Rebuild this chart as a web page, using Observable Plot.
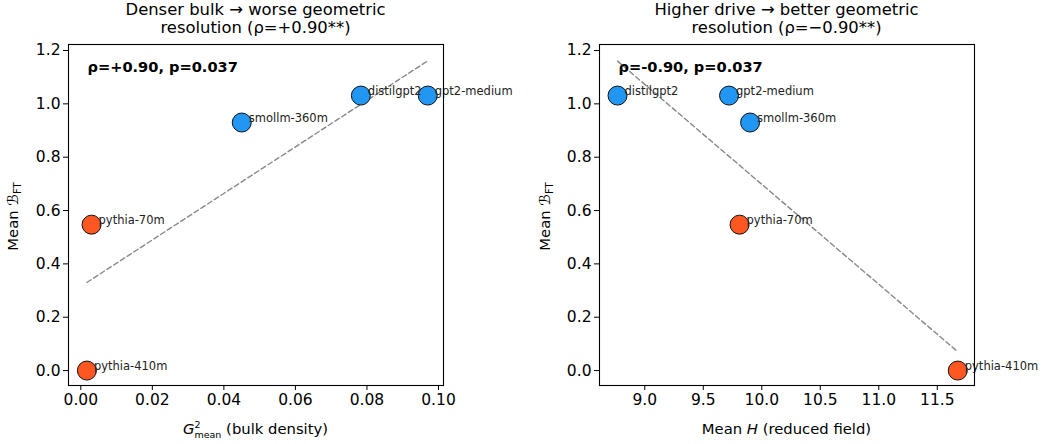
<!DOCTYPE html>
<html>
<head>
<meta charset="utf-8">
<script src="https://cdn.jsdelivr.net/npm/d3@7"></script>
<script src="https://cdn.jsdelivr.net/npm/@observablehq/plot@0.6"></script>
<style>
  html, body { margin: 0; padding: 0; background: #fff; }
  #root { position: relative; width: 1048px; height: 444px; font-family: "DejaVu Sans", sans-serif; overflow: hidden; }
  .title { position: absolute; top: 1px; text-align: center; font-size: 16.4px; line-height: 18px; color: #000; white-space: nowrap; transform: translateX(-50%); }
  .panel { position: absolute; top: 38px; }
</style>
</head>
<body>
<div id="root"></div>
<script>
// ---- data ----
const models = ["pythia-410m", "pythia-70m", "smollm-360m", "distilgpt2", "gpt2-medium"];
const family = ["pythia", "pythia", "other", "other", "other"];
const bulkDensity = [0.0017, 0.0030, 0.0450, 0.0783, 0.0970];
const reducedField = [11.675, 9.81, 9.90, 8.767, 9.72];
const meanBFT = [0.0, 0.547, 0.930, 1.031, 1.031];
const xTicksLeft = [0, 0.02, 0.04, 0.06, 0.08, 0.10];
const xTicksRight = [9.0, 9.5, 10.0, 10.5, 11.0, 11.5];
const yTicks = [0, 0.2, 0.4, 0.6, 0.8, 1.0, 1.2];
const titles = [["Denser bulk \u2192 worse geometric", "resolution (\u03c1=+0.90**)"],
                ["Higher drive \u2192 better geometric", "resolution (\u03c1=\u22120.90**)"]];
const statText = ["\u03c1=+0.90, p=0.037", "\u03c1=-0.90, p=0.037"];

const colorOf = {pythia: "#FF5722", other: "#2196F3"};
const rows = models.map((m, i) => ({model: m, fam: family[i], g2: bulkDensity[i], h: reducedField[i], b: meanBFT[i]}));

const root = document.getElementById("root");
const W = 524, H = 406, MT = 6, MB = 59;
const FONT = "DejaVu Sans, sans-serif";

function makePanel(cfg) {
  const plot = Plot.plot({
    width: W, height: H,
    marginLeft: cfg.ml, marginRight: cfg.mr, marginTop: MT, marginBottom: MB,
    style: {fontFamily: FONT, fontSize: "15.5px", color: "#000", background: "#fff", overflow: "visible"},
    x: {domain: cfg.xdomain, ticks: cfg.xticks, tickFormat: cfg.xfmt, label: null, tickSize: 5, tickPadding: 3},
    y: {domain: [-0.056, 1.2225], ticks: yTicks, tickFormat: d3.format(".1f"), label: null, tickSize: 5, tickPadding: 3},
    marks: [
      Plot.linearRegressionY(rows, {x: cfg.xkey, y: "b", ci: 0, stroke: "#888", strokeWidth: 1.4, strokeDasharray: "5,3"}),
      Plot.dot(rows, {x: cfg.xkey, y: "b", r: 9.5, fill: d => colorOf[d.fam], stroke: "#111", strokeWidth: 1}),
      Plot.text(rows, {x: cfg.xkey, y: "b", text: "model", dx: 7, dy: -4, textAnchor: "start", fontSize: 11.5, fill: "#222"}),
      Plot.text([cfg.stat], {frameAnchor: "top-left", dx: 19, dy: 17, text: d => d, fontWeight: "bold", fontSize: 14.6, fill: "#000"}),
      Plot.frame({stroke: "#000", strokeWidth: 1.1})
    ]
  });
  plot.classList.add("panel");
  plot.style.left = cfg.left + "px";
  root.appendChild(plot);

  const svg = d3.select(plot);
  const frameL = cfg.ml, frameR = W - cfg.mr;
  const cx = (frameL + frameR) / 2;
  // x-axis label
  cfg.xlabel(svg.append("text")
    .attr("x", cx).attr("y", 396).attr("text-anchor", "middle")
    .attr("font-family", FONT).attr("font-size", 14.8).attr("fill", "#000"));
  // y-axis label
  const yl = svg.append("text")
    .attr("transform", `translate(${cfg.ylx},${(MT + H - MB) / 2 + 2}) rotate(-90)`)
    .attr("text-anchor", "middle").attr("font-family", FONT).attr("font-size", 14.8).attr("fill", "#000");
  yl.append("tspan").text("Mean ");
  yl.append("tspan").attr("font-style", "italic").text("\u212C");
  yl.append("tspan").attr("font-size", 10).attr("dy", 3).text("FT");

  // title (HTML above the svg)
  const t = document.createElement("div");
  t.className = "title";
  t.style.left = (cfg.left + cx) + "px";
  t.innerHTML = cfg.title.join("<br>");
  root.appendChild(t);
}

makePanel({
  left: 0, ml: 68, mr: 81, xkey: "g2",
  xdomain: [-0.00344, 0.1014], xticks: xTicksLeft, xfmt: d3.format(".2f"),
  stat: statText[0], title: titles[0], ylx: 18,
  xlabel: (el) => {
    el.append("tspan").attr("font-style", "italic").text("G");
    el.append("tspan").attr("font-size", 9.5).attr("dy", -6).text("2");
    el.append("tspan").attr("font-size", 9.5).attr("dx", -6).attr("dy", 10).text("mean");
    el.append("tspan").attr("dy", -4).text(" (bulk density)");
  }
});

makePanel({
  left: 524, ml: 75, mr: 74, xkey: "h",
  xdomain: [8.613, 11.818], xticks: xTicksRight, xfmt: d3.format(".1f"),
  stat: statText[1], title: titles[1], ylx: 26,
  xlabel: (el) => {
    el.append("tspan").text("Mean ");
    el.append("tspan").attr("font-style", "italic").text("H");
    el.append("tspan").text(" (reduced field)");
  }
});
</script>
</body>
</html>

(What you are asked to do) Write out each line again precisely as it appears, skipping every picture.

(Final result)
Rebuild this chart as a web page, using Observable Plot.
<!DOCTYPE html>
<html>
<head>
<meta charset="utf-8">
<script src="https://cdn.jsdelivr.net/npm/d3@7"></script>
<script src="https://cdn.jsdelivr.net/npm/@observablehq/plot@0.6"></script>
<style>
  html, body { margin: 0; padding: 0; background: #fff; }
  #root { position: relative; width: 1048px; height: 444px; font-family: "DejaVu Sans", sans-serif; overflow: hidden; }
  .title { position: absolute; top: 1px; text-align: center; font-size: 16.4px; line-height: 18px; color: #000; white-space: nowrap; transform: translateX(-50%); }
  .panel { position: absolute; top: 38px; }
</style>
</head>
<body>
<div id="root"></div>
<script>
// ---- data ----
const models = ["pythia-410m", "pythia-70m", "smollm-360m", "distilgpt2", "gpt2-medium"];
const family = ["pythia", "pythia", "other", "other", "other"];
const bulkDensity = [0.0017, 0.0030, 0.0450, 0.0783, 0.0970];
const reducedField = [11.675, 9.81, 9.90, 8.767, 9.72];
const meanBFT = [0.0, 0.547, 0.930, 1.031, 1.031];
const xTicksLeft = [0, 0.02, 0.04, 0.06, 0.08, 0.10];
const xTicksRight = [9.0, 9.5, 10.0, 10.5, 11.0, 11.5];
const yTicks = [0, 0.2, 0.4, 0.6, 0.8, 1.0, 1.2];
const titles = [["Denser bulk \u2192 worse geometric", "resolution (\u03c1=+0.90**)"],
                ["Higher drive \u2192 better geometric", "resolution (\u03c1=\u22120.90**)"]];
const statText = ["\u03c1=+0.90, p=0.037", "\u03c1=-0.90, p=0.037"];

const colorOf = {pythia: "#FF5722", other: "#2196F3"};
const rows = models.map((m, i) => ({model: m, fam: family[i], g2: bulkDensity[i], h: reducedField[i], b: meanBFT[i]}));

const root = document.getElementById("root");
const W = 524, H = 406, MT = 6, MB = 59;
const FONT = "DejaVu Sans, sans-serif";

function makePanel(cfg) {
  const plot = Plot.plot({
    width: W, height: H,
    marginLeft: cfg.ml, marginRight: cfg.mr, marginTop: MT, marginBottom: MB,
    style: {fontFamily: FONT, fontSize: "15.5px", color: "#000", background: "#fff", overflow: "visible"},
    x: {domain: cfg.xdomain, ticks: cfg.xticks, tickFormat: cfg.xfmt, label: null, tickSize: 5, tickPadding: 3},
    y: {domain: [-0.056, 1.2225], ticks: yTicks, tickFormat: d3.format(".1f"), label: null, tickSize: 5, tickPadding: 3},
    marks: [
      Plot.linearRegressionY(rows, {x: cfg.xkey, y: "b", ci: 0, stroke: "#888", strokeWidth: 1.4, strokeDasharray: "5,3"}),
      Plot.dot(rows, {x: cfg.xkey, y: "b", r: 9.5, fill: d => colorOf[d.fam], stroke: "#111", strokeWidth: 1}),
      Plot.text(rows, {x: cfg.xkey, y: "b", text: "model", dx: 7, dy: -4, textAnchor: "start", fontSize: 11.5, fill: "#222"}),
      Plot.text([cfg.stat], {frameAnchor: "top-left", dx: 19, dy: 17, text: d => d, fontWeight: "bold", fontSize: 14.6, fill: "#000"}),
      Plot.frame({stroke: "#000", strokeWidth: 1.1})
    ]
  });
  plot.classList.add("panel");
  plot.style.left = cfg.left + "px";
  root.appendChild(plot);

  const svg = d3.select(plot);
  const frameL = cfg.ml, frameR = W - cfg.mr;
  const cx = (frameL + frameR) / 2;
  // x-axis label
  cfg.xlabel(svg.append("text")
    .attr("x", cx).attr("y", 396).attr("text-anchor", "middle")
    .attr("font-family", FONT).attr("font-size", 14.8).attr("fill", "#000"));
  // y-axis label
  const yl = svg.append("text")
    .attr("transform", `translate(${cfg.ylx},${(MT + H - MB) / 2 + 2}) rotate(-90)`)
    .attr("text-anchor", "middle").attr("font-family", FONT).attr("font-size", 14.8).attr("fill", "#000");
  yl.append("tspan").text("Mean ");
  yl.append("tspan").attr("font-style", "italic").text("\u212C");
  yl.append("tspan").attr("font-size", 10).attr("dy", 3).text("FT");

  // title (HTML above the svg)
  const t = document.createElement("div");
  t.className = "title";
  t.style.left = (cfg.left + cx) + "px";
  t.innerHTML = cfg.title.join("<br>");
  root.appendChild(t);
}

makePanel({
  left: 0, ml: 68, mr: 81, xkey: "g2",
  xdomain: [-0.00344, 0.1014], xticks: xTicksLeft, xfmt: d3.format(".2f"),
  stat: statText[0], title: titles[0], ylx: 18,
  xlabel: (el) => {
    el.append("tspan").attr("font-style", "italic").text("G");
    el.append("tspan").attr("font-size", 9.5).attr("dy", -6).text("2");
    el.append("tspan").attr("font-size", 9.5).attr("dx", -6).attr("dy", 10).text("mean");
    el.append("tspan").attr("dy", -4).text(" (bulk density)");
  }
});

makePanel({
  left: 524, ml: 75, mr: 74, xkey: "h",
  xdomain: [8.613, 11.818], xticks: xTicksRight, xfmt: d3.format(".1f"),
  stat: statText[1], title: titles[1], ylx: 26,
  xlabel: (el) => {
    el.append("tspan").text("Mean ");
    el.append("tspan").attr("font-style", "italic").text("H");
    el.append("tspan").text(" (reduced field)");
  }
});
</script>
</body>
</html>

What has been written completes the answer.